Any doubts had disappeared by 1961, however, and he turned up to pre-season training at Victoria Park and proceeded to put in a series of outstanding performances during the practice matches in the ruck and as a key forward. Magpie selectors could scarcely add his name to the senior list quickly enough, and then he was chosen to play in a forward pocket for the first game of the season – no acclimatising in the reserves! He made his way down to Kardinia Park and early in the game read the ball beautifully to mark and run in to goal with his first kick in League football. He kicked two that day and attracted positive reviews
“Steer made a fine debut,” wrote one paper. “Impressed with sound positional play and strong marking in ruck and forward. Among his side’s best players.”
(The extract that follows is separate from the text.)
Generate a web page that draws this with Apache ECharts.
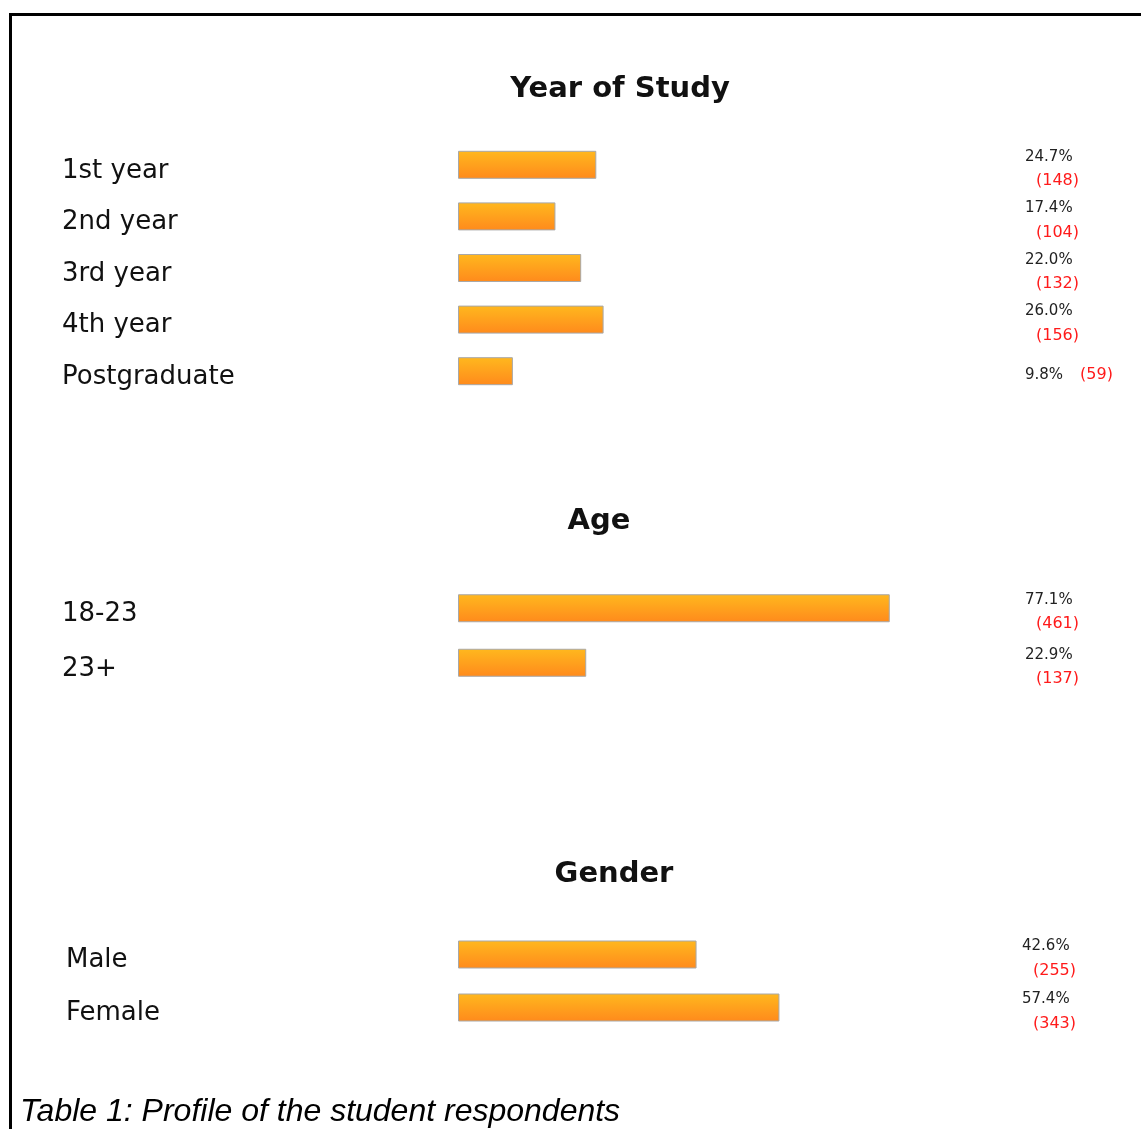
<!DOCTYPE html>
<html>
<head>
<meta charset="utf-8">
<script src="https://cdn.jsdelivr.net/npm/echarts@6/dist/echarts.min.js"></script>
<style>
  html, body { margin: 0; padding: 0; background: #fff; }
  #main { width: 1141px; height: 1129px; }
</style>
</head>
<body>
<div id="main"></div>
<script>
const yearCats = ['1st year', '2nd year', '3rd year', '4th year', 'Postgraduate'];
const yearPct = [24.7, 17.4, 22.0, 26.0, 9.8];
const yearCount = [148, 104, 132, 156, 59];

const ageCats = ['18-23', '23+'];
const agePct = [77.1, 22.9];
const ageCount = [461, 137];

const genderCats = ['Male', 'Female'];
const genderPct = [42.6, 57.4];
const genderCount = [255, 343];

const sections = [
  { title: 'Year of Study', cats: yearCats, pct: yearPct, count: yearCount, top: 139, height: 258, titleX: 615, titleY: 70, leftM: 396, rightM: 7 },
  { title: 'Age', cats: ageCats, pct: agePct, count: ageCount, top: 581, height: 109, titleX: 594, titleY: 502, leftM: 396, rightM: 7 },
  { title: 'Gender', cats: genderCats, pct: genderPct, count: genderCount, top: 928, height: 106, titleX: 609, titleY: 855, leftM: 392, rightM: 4 },
];

const myChart = echarts.init(document.getElementById('main'));

const barColor = new echarts.graphic.LinearGradient(0, 0, 0, 1, [
  { offset: 0, color: '#ffb81e' },
  { offset: 1, color: '#ff8a1c' },
]);

const grid = [];
const xAxis = [];
const yAxis = [];
const series = [];
const title = [];

sections.forEach((s, i) => {
  title.push({
    text: s.title,
    left: s.titleX,
    top: s.titleY,
    textAlign: 'center',
    textStyle: { fontFamily: 'DejaVu Sans', fontSize: 29, fontWeight: 'bold', color: '#111' },
  });
  grid.push({ left: 458, width: 560, top: s.top, height: s.height });
  xAxis.push({ gridIndex: i, type: 'value', min: 0, max: 100, show: false });
  yAxis.push({
    gridIndex: i,
    type: 'category',
    data: s.cats,
    inverse: true,
    axisLine: { show: false },
    axisTick: { show: false },
    axisLabel: {
      interval: 0,
      align: 'left',
      verticalAlign: 'top',
      lineHeight: 12,
      margin: s.leftM,
      fontFamily: 'DejaVu Sans',
      fontSize: 26,
      color: '#111',
    },
  });
  yAxis.push({
    gridIndex: i,
    type: 'category',
    data: s.cats,
    inverse: true,
    position: 'right',
    axisLine: { show: false },
    axisTick: { show: false },
    axisLabel: {
      interval: 0,
      align: 'left',
      margin: s.rightM,
      padding: [8, 0, 0, 0],
      lineHeight: 24,
      formatter: function (v, idx) {
        const p = s.pct[idx].toFixed(1) + '%';
        const c = '(' + s.count[idx] + ')';
        if (v === 'Postgraduate') {
          return '{p|' + p + '}{c2|' + c + '}';
        }
        return '{p|' + p + '}\n{c|' + c + '}';
      },
      rich: {
        p: { fontFamily: 'DejaVu Sans', fontSize: 15, color: '#222', lineHeight: 24 },
        c: { fontFamily: 'DejaVu Sans', fontSize: 16, color: '#ff1a1a', lineHeight: 24, padding: [0, 0, 0, 11] },
        c2: { fontFamily: 'DejaVu Sans', fontSize: 16, color: '#ff1a1a', lineHeight: 24, padding: [0, 0, 0, 17] },
      },
    },
  });
  series.push({
    type: 'bar',
    xAxisIndex: i,
    yAxisIndex: i * 2,
    barWidth: 28,
    data: s.pct,
    itemStyle: { color: barColor, borderColor: '#a8a8a8', borderWidth: 1 },
    silent: true,
  });
});

const option = {
  animation: false,
  title: title,
  grid: grid,
  xAxis: xAxis,
  yAxis: yAxis,
  series: series,
  graphic: [
    {
      type: 'polyline',
      shape: { points: [[10.5, 1129], [10.5, 14.5], [1141, 14.5]] },
      style: { stroke: '#000', lineWidth: 3, fill: null },
    },
    {
      type: 'text',
      left: 20,
      top: 1096,
      style: {
        text: 'Table 1: Profile of the student respondents',
        font: 'italic 32px "Liberation Sans", Arial, sans-serif',
        fill: '#000',
      },
    },
  ],
};

myChart.setOption(option);
</script>
</body>
</html>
In the end he played 14 games and kicked 11 goals that first season, including a bag of four out of a team total of seven against Melbourne in his first ever game on the MCG, a real personal highlight. That was a more than decent debut effort, especially considering he’d been living in Wonthaggi for the year after receiving his first teaching post there. That meant he trained mostly with Wonthaggi, only coming to Melbourne on Fridays (staying with relatives in East Preston), and only training with his Magpie teammates during school holidays.
By 1962 he’d found a teaching job at Lakeside High School, and was at last able to train regularly at Victoria Park. He continued on his good form from that debut season and cemented a regular spot – if not a regular position – over the next few seasons. He spent time at full-forward, centre half-back, the back pocket, the forward pocket and the ruck.
And rucking was the role he loved the most. He stood about 6’3” in the old language but had a wonderful leap on him, excellent judgement and good hands. Initially very skinny, he filled out well enough to be able to compete with the bigger-bodied ruckmen in the game at the time.
What he had over most of his opponents was a mastery of the art of palming: he was adept at tapping the ball wherever his rovers wanted it. Len Thompson, himself acknowledged as a master of the art, would later publicly credit Trevor for educating him in the finer points.
For all his skills in the ruck, he still most often found himself pinch-hitting there, behind both Graeme Fellowes and Ray Gabelich in the pecking order. But by 1965 Fellowes had retired, and then Gabbo injured himself early and missed a large chunk of the season. The result was that Trevor spent more time in his preferred role that year – and he starred. He was typically creative in the ruck contests, giving his rovers the classic ‘armchair ride’. But he was equally impressive around the ground, taking marks, dominating games and even kicking goals. It was no surprise when he walked away with the Copeland Trophy. He was also named in The Sporting Globe Team of the Season, and most newspapers rated him among the best high marks in the League.
His performances in 1965 were enough to win him the vice-captaincy in 1966. But they weren’t enough to keep him in the #1 ruck spot. Gabbo came back, and the emerging Thompson didn’t take long to jump both of them to the front of the queue. So Trevor spent much of the season in the forward or back pockets, getting only occasional runs on the ball. By the time of the Grand Final, he was on the bench (and ironically was the Magpie defender who went closest to getting his hands on Barry Breen’s infamous wobbly punt kick that won the game).
By then, Trevor knew his VFL days were coming to an end. He had already sensed that his opportunities were only going to decrease, and before the finals had been offered a lucrative playing position in Wangaratta (including a teaching job for himself and a nursing position for his wife Jill). After talking to his coach, Bob Rose, (who himself had ended his VFL career early to play in Wangaratta) he decided to accept. And so, incredibly, just a year after winning the Copeland and still aged only 27, Trevor Steer walked away from League football.
He spent four successful years with Wangaratta, and made an arguably even bigger impact on the cricket fields there, where his fast bowling helped turn the local team into a powerhouse. He played for a combined north-eastern side against a Victorian Shield team at Benalla, and then was chosen to lead a Victorian Country XI against the touring West Indies at the Wangaratta Showgrounds in 1969. That gave him one of his great sporting moments, immortalised in the photo on his mantelpiece of him tossing the coin with the legendary Sir Garfield Sobers. He continued to play cricket into his 50s.
After Wangaratta it was Kilsyth, then Healesville, where he ended his footy days with five goals in a winning Grand Final. He continued teaching and ended up as principal at Mirboo North Secondary School, then turned to farming at Inverloch.
Trevor Steer won a Copeland and was within a goal or so of being a dual Premiership player at Collingwood. He gave great service across 88 games and six seasons. But you still wonder whether the Pies made the most out of their wonderfully talented big man: more time on the ball might just have been a winning move for both player and team.